The government has yet to mention the Women Against State Pension Inequality (WASPI) campaign since the general election on 8 June, even the Queen’s Speech failed to allude to the controversial topic. With a recent survey finding that women expecting to retire in 2017 will be £6,400 a year worse off than men, the gender issue seems more relevant than ever.
WASPI aims to tackle the pensions inequality which has seen women born in the 1950s given little or no notice that they will have to work an extra six years before receiving their State Pension. The group is calling for a ‘bridging’ pension to support 3.5million women affected by the changes. With silence from the government, Stuart Price, Partner and Actuary at pensions specialist Quantum Advisory, looks into what the options might be.
Stuart said: “It appears that many women had little or no notice of the increase to their State Pension, which has resulted in many having to carry on working or live on reduced income until their State Pension eventually comes into payment. I agree this is unfair and understand the argument for some form of compensation, but in the current economic climate it is difficult to see where the money that WASPI is asking for would come from.
“One possible option could have been to remove the triple lock from the State Pension, which the Conservatives pledged to do in their manifesto, and use some of the proceeds to fund the compensation. However, with the government’s deal with the DUP, one of the conditions was to retain the triple lock, so this is now out of the question. Interestingly, to win the DUP over, an additional £1bn was promised for Northern Ireland. This money also could have been used to part fund the compensation.

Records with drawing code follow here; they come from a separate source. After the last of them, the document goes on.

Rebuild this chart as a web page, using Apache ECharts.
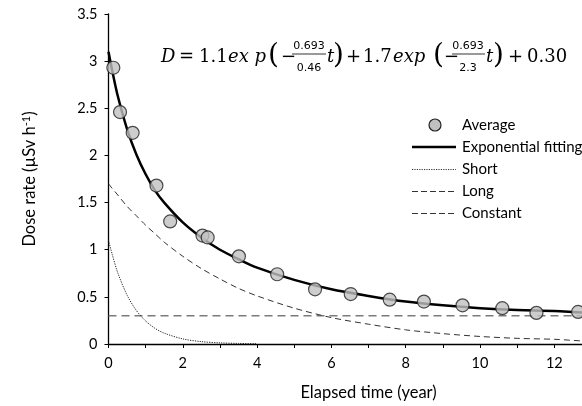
<!DOCTYPE html>
<html><head><meta charset="utf-8">
<script src="https://cdn.jsdelivr.net/npm/echarts@6/dist/echarts.min.js"></script>
<style>html,body{margin:0;padding:0;background:#fff;overflow:hidden;width:582px;height:406px}#c{width:640px;height:406px}</style>
</head><body><div id="c"></div>
<script>
// Measured averages (elapsed year, dose rate)
var avgX = [0.13, 0.31, 0.65, 1.29, 1.66, 2.53, 2.67, 3.51, 4.54, 5.56, 6.52, 7.57, 8.49, 9.53, 10.6, 11.52, 12.64];
var avgY = [2.93, 2.46, 2.24, 1.68, 1.30, 1.15, 1.13, 0.93, 0.74, 0.58, 0.53, 0.47, 0.45, 0.41, 0.38, 0.33, 0.34];
// Curves
var curveT   = [0, 0.1, 0.25, 0.5, 0.75, 1, 1.25, 1.5, 2, 2.5, 3, 3.5, 4, 5, 6, 7, 8, 9, 10, 11, 12, 13, 14];
var fitY     = [3.10, 2.90, 2.63, 2.28, 2.01, 1.80, 1.63, 1.50, 1.29, 1.13, 1.00, 0.90, 0.81, 0.68, 0.58, 0.51, 0.45, 0.41, 0.38, 0.36, 0.35, 0.33, 0.33];
var longY    = [1.70, 1.65, 1.58, 1.46, 1.36, 1.26, 1.17, 1.08, 0.93, 0.80, 0.69, 0.59, 0.51, 0.38, 0.28, 0.21, 0.15, 0.11, 0.08, 0.06, 0.05, 0.03, 0.03];
var shortT   = [0, 0.1, 0.25, 0.5, 0.75, 1, 1.25, 1.5, 2, 2.5, 3, 3.5, 4];
var shortY   = [1.10, 0.95, 0.755, 0.518, 0.355, 0.244, 0.167, 0.115, 0.054, 0.025, 0.012, 0.006, 0.003];
var constT   = [0, 14];
var constY   = [0.30, 0.30];
var legendNames = ['Average', 'Exponential fitting', 'Short', 'Long', 'Constant'];

function zip(a, b) { return a.map(function (v, i) { return [v, b[i]]; }); }

var chart = echarts.init(document.getElementById('c'));
var FONT = 'Lato';
var MF = 'DejaVu Serif';
var eqY = 57;
function t(x, txt, opts) {
  opts = opts || {};
  return {
    type: 'text', x: x, y: opts.y != null ? opts.y : eqY, silent: true,
    style: {
      text: txt, fill: '#000',
      font: (opts.italic ? 'italic ' : '') + (opts.size || 18) + 'px ' + (opts.family || MF),
      align: opts.align || 'left', verticalAlign: 'middle'
    }
  };
}
var graphics = [
  t(161, 'D', {italic: true}),
  t(179, '=', {}),
  t(199, '1.1', {}),
  t(228, 'ex p', {italic: true}),
  t(268, '(', {size: 28, y: eqY - 1}),
  t(281, '\u2212', {}),
  t(309, '0.693', {size: 11, align: 'center', y: 46, family: 'DejaVu Sans'}),
  {type: 'line', silent: true, shape: {x1: 292, y1: 54, x2: 326, y2: 54}, style: {stroke: '#000', lineWidth: 0.8}},
  t(309, '0.46', {size: 11, align: 'center', y: 68, family: 'DejaVu Sans'}),
  t(327, 't', {italic: true}),
  t(333, ')', {size: 28, y: eqY - 1}),
  t(346, '+', {}),
  t(363, '1.7', {}),
  t(393, 'exp', {italic: true}),
  t(433, '(', {size: 28, y: eqY - 1}),
  t(444, '\u2212', {}),
  t(468, '0.693', {size: 11, align: 'center', y: 46, family: 'DejaVu Sans'}),
  {type: 'line', silent: true, shape: {x1: 452, y1: 54, x2: 485, y2: 54}, style: {stroke: '#000', lineWidth: 0.8}},
  t(468, '2.3', {size: 11, align: 'center', y: 68, family: 'DejaVu Sans'}),
  t(486, 't', {italic: true}),
  t(493, ')', {size: 28, y: eqY - 1}),
  t(508, '+', {}),
  t(527, '0.30', {})
];

// Legend drawn as graphics
var legRows = [125, 147, 169.5, 191.5, 213.5];
var legX1 = 412, legX2 = 456, legTX = 462;
var legStyles = [
  null,
  {stroke: '#000', lineWidth: 2.5},
  {stroke: '#333', lineWidth: 1, lineDash: [1.2, 1.2]},
  {stroke: '#333', lineWidth: 1, lineDash: [6, 3]},
  {stroke: '#333', lineWidth: 1, lineDash: [6, 3]}
];
legendNames.forEach(function (nm, i) {
  var y = legRows[i];
  if (i === 0) {
    graphics.push({type: 'circle', silent: true, shape: {cx: 435, cy: y, r: 6},
      style: {fill: '#c0c0c0', stroke: '#222', lineWidth: 1.2}});
  } else {
    graphics.push({type: 'line', silent: true, shape: {x1: legX1, y1: y, x2: legX2, y2: y}, style: legStyles[i]});
  }
  graphics.push({type: 'text', silent: true, x: legTX, y: y,
    style: {text: nm, fill: '#000', font: '15px ' + FONT, align: 'left', verticalAlign: 'middle'}});
});

chart.setOption({
  animation: false,
  backgroundColor: '#fff',
  grid: {left: 108.5, top: 14, width: 522, height: 330, containLabel: false},
  xAxis: {
    type: 'value', min: 0, max: 14, interval: 1,
    name: 'Elapsed time (year)', nameLocation: 'middle', nameGap: 40,
    nameTextStyle: {fontFamily: FONT, fontSize: 16.5, color: '#000'},
    axisLine: {lineStyle: {color: '#000', width: 1.3}},
    axisTick: {show: true, length: 4, lineStyle: {color: '#000', width: 1}},
    axisLabel: {fontFamily: FONT, fontSize: 14.5, color: '#000', margin: 12,
      formatter: function (v) { return v % 2 === 0 ? String(v) : ''; }},
    splitLine: {show: false}
  },
  yAxis: {
    type: 'value', min: 0, max: 3.5, interval: 0.5,
    name: '{a|Dose rate (\u00b5Sv h}{s|-1}{a|)}', nameLocation: 'middle', nameGap: 69,
    nameTextStyle: {fontFamily: FONT, fontSize: 16.5, color: '#000',
      rich: {a: {fontFamily: FONT, fontSize: 16.5, color: '#000'},
             s: {fontFamily: FONT, fontSize: 11, color: '#000', verticalAlign: 'top', padding: [0, 0, 8, 0]}}},
    axisLine: {show: true, lineStyle: {color: '#000', width: 1.3}},
    axisTick: {show: true, length: 4, lineStyle: {color: '#000', width: 1}},
    axisLabel: {fontFamily: FONT, fontSize: 14.5, color: '#000', margin: 11},
    splitLine: {show: false}
  },
  series: [
    {name: 'Average', type: 'scatter', data: zip(avgX, avgY), symbol: 'circle', symbolSize: 13, z: 10,
      itemStyle: {color: '#c0c0c0', borderColor: '#222', borderWidth: 1.2}},
    {name: 'Exponential fitting', type: 'line', data: zip(curveT, fitY), smooth: 0.3, showSymbol: false, symbol: 'none',
      lineStyle: {color: '#000', width: 2.5}, z: 5},
    {name: 'Short', type: 'line', data: zip(shortT, shortY), smooth: 0.3, showSymbol: false, symbol: 'none',
      lineStyle: {color: '#222', width: 1, type: [1.2, 1.2]}, z: 3},
    {name: 'Long', type: 'line', data: zip(curveT, longY), smooth: 0.3, showSymbol: false, symbol: 'none',
      lineStyle: {color: '#333', width: 1, type: [6, 4]}, z: 3},
    {name: 'Constant', type: 'line', data: zip(constT, constY), showSymbol: false, symbol: 'none',
      lineStyle: {color: '#7a7a7a', width: 1.5, type: [8, 5]}, z: 2}
  ],
  graphic: graphics
});
</script></body></html>
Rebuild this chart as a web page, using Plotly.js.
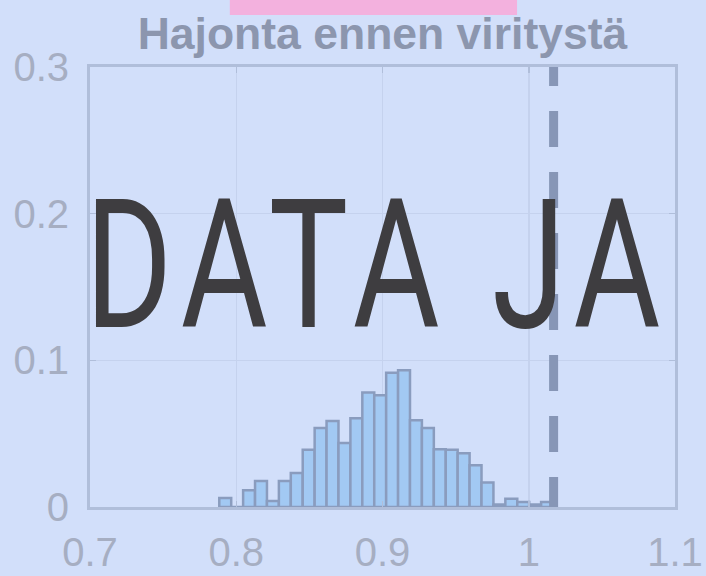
<!DOCTYPE html>
<html>
<head>
<meta charset="utf-8">
<script src="https://cdn.plot.ly/plotly-3.0.1.min.js"></script>
<style>
  html, body { margin: 0; padding: 0; background: #d2dffa; }
  #chart { width: 706px; height: 576px; }
</style>
</head>
<body>
<div id="chart"></div>
<script>
// Histogram bins (left edge of first bin, bin width) and bar heights (relative frequency)
const binStart = 0.7884;
const binWidth = 0.00815;
const binHeights = [0.0062, 0, 0.0114, 0.0177, 0.0041, 0.0177, 0.0232, 0.0390, 0.0538, 0.0587,
                    0.0437, 0.0605, 0.0780, 0.0762, 0.0916, 0.0932, 0.0591, 0.0538, 0.0393, 0.0390,
                    0.0366, 0.0284, 0.0167, 0.0017, 0.0057, 0.0034, 0.0017, 0.0034];
const threshold = 1.017;   // dashed reference line
const xTickVals = [0.7, 0.8, 0.9, 1.0, 1.1];
const xTickText = ["0.7", "0.8", "0.9", "1", "1.1"];
const yTickVals = [0, 0.1, 0.2, 0.3];
const yTickText = ["0", "0.1", "0.2", "0.3"];
const chartTitle = "Hajonta ennen viritystä";
const overlayText = "DATA JA ANALYTIIKKA";

const binCenters = binHeights.map((_, i) => binStart + binWidth * (i + 0.5));

const bg = "rgb(210,223,250)";
const axisCol = "rgb(176,190,218)";
const tickFontCol = "rgb(166,174,194)";

const trace = {
  type: "bar",
  x: binCenters,
  y: binHeights,
  width: binWidth,
  marker: { color: "rgb(162,201,243)", line: { color: "rgb(138,156,190)", width: 2.5 } },
  hoverinfo: "none"
};

const layout = {
  width: 706, height: 576,
  margin: { l: 90, r: 31, t: 67, b: 69 },
  paper_bgcolor: bg, plot_bgcolor: bg,
  showlegend: false,
  bargap: 0,
  title: {
    text: "<b>" + chartTitle + "</b>",
    font: { family: "Liberation Sans, Arial, sans-serif", size: 44.5, color: "rgb(140,150,174)" },
    x: 0.5, xref: "paper", xanchor: "center",
    y: 1 - 33 / 576, yref: "container", yanchor: "middle"
  },
  xaxis: {
    range: [0.7, 1.1],
    tickvals: xTickVals, ticktext: xTickText,
    showline: true, mirror: "ticks", linecolor: axisCol, linewidth: 3,
    showgrid: true, gridcolor: "rgb(197,210,238)", gridwidth: 1.5,
    ticks: "inside", ticklen: 6, tickcolor: axisCol, tickwidth: 1.5,
    zeroline: false,
    tickfont: { family: "Liberation Sans, Arial, sans-serif", size: 40, color: tickFontCol },
    ticklabelstandoff: 8
  },
  yaxis: {
    range: [0, 0.3],
    tickvals: yTickVals, ticktext: yTickText,
    showline: true, mirror: "ticks", linecolor: axisCol, linewidth: 3,
    showgrid: true, gridcolor: "rgb(197,210,238)", gridwidth: 1.5,
    ticks: "inside", ticklen: 6, tickcolor: axisCol, tickwidth: 1.5,
    zeroline: false,
    tickfont: { family: "Liberation Sans, Arial, sans-serif", size: 40, color: tickFontCol },
    ticklabelstandoff: 10
  },
  shapes: [
    { type: "line", xref: "x", yref: "paper", x0: threshold, x1: threshold, y0: 0, y1: 1,
      line: { color: "rgb(135,150,182)", width: 9, dash: "36px,25px" }, layer: "above" },
    { type: "rect", xref: "paper", yref: "paper", x0: 0.239, x1: 0.73, y0: 1.118, y1: 1.3,
      fillcolor: "rgb(243,177,222)", line: { width: 0 }, layer: "above" }
  ],
  annotations: [
    { text: overlayText, xref: "paper", yref: "paper", x: -0.012, y: 0.548,
      xanchor: "left", yanchor: "middle", align: "left", showarrow: false,
      font: { family: "Roboto, DejaVu Sans, sans-serif", size: 180, weight: 400, color: "rgb(62,61,64)" } }
  ]
};

Plotly.newPlot("chart", [trace], layout, { staticPlot: true, displayModeBar: false }).then(() => {
  // condense the overlay headline horizontally (narrow typeface look) with wider tracking
  document.querySelectorAll("text.annotation-text").forEach(t => {
    const bb = t.getBBox();
    t.setAttribute("text-anchor", "start");
    t.style.letterSpacing = "13px";
    t.setAttribute("transform", `translate(${bb.x},0) scale(0.74,1) translate(${-bb.x},0)`);
  });
  // dash phase of the reference line
  document.querySelectorAll(".shapelayer path").forEach(p => {
    if (p.style.strokeDasharray && p.style.strokeDasharray !== "none") p.style.strokeDashoffset = "6px";
  });
});
</script>
</body>
</html>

“Even if there was a way to provide the ‘bridging’ pension, given the Conservatives and DUP did not support WASPI’s campaign in their manifestos and nothing was mentioned in the Queen’s Speech, at this current time I cannot see any form of compensation being paid. If the campaign continues to gather support of the public and MPs as is happening, then the government will have to take notice and may be inclined to take action. I suspect we haven’t seen the last of this and it will be interesting to see how it unfolds.”